Flora ainda comenta que Miles está em um internato, mas
insiste que o irmão retornará brevemente para a mansão. Para o espanto de todos
o garoto realmente regressa, expulso do colégio antes mesmo do fim do período
regular das aulas. O motivo? Miles era uma má influência e seu comportamento
rebelde e agressivo representava perigo para os colegas.

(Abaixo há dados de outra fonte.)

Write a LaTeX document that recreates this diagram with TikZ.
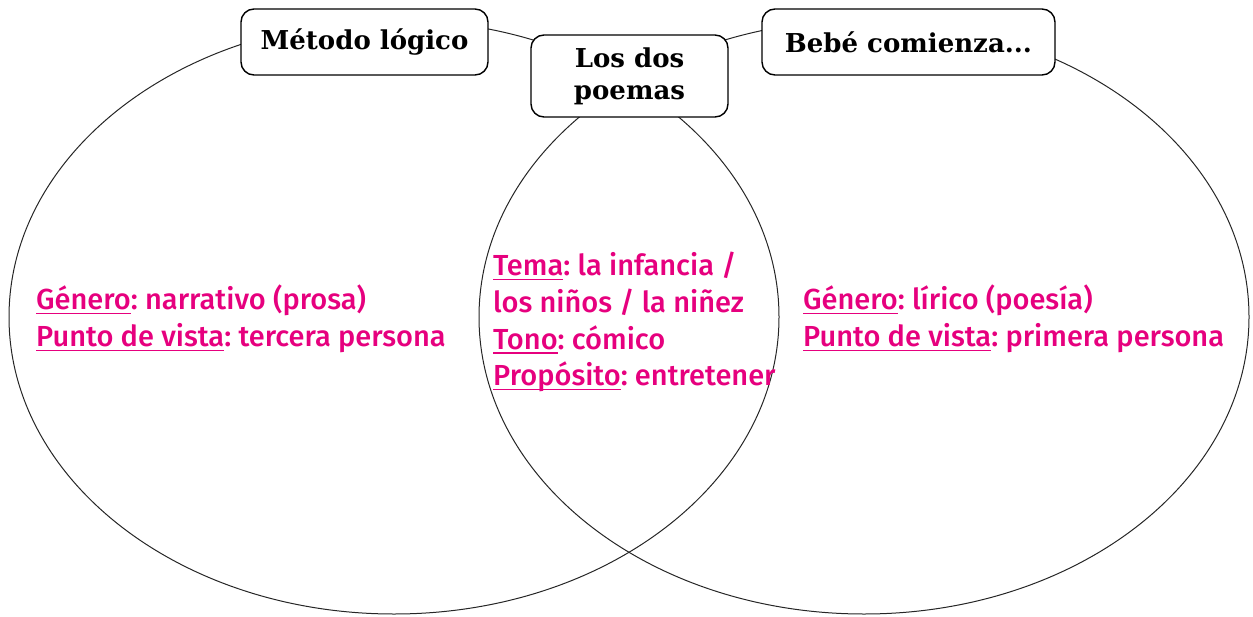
\documentclass[tikz,border=0pt]{standalone}
\usepackage{fontspec}
\setmainfont{Fira Sans}[UprightFont={* Medium}]
\newfontfamily\titlefont{DejaVu Serif}
\usepackage{tikz}
\usetikzlibrary{positioning}
\definecolor{vennpink}{RGB}{230,0,126}
\newlength{\clavelen}
\newcommand{\clave}[1]{\settowidth{\clavelen}{#1}\rlap{\rule[-4.5pt]{\clavelen}{1.6pt}}#1}
\frenchspacing

\begin{document}
\begin{tikzpicture}[x=1pt, y=-1pt,
    ring/.style  = {draw=black!85, line width=1pt},% the two overlapping ovals
   title/.style  = {rectangle, draw, line width=1.4pt, rounded corners=13pt,
                    fill=white, align=center, inner sep=0pt,
                    font=\titlefont\bfseries\fontsize{26}{32}\selectfont},
   facts/.style  = {anchor=north west, align=left, inner sep=0pt,
                    text=vennpink, font=\fontsize{29}{36.7}\selectfont},
                        ]
\useasboundingbox (0,0) rectangle (1253,616);
% rings first, boxes cover them
\draw[ring] (394,317) ellipse [x radius=385pt, y radius=297pt];
\draw[ring] (864,317) ellipse [x radius=385pt, y radius=297pt];

\node[title, minimum width=247pt, minimum height=66pt] (metodo) at (364.5,42) {Método lógico};
\node[title, minimum width=197pt, minimum height=82pt] (poemas) at (629.5,76) {Los dos\\poemas};
\node[title, minimum width=293pt, minimum height=66pt] (bebe)   at (908.5,42) {Bebé comienza...};

\node[facts] (izq) at (36,285)
    {\clave{Género}: narrativo (prosa)\\\clave{Punto de vista}: tercera persona};
\node[facts] (centro) at (493,252)
    {\clave{Tema}: la infancia /\\los niños / la niñez\\\clave{Tono}: cómico\\\clave{Propósito}: entretener};
\node[facts] (der) at (803,285)
    {\clave{Género}: lírico (poesía)\\\clave{Punto de vista}: primera persona};
\end{tikzpicture}
\end{document}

Senhora Grose acredita que a direção do colégio possa ter
se excedido com relação ao castigo de Miles e procura tranquilizar a Senhorita
Giddens afirmando que o garoto é uma criança amável e respeitadora. A
governanta também concorda que possam ter havido exageros e rapidamente se
afeiçoa ao menino. Com total independência e liberdade para tomar suas decisões
(visto que as crianças possuíam somente a assistência da criadagem), ela se transforma
na principal autoridade do casarão.
Mesmo satisfeita com o trabalho e feliz com o bom
relacionamento com Flora e Miles, Senhorita Giddens se impressiona com alguns
eventos que ocorrem na mansão. Ela começa a ter visões da governanta morta e de
um misterioso homem, que ela vem a identificar como Peter Quint (Peter Wyngarde),
outro antigo empregado da propriedade que também morreu em circunstâncias
trágicas. O sono da governanta é sempre agitado e, em algumas ocasiões, o
comportamento errático (e por vezes, pervertido) das crianças a deixam ainda
mais perturbada. Convencida de que a mansão está dominada pelas assombrações
dos antigos funcionários, Senhorita Giddens toma a decisão de ajudar e proteger
as crianças, procurando exorcizar todo o mal que ronda o casarão.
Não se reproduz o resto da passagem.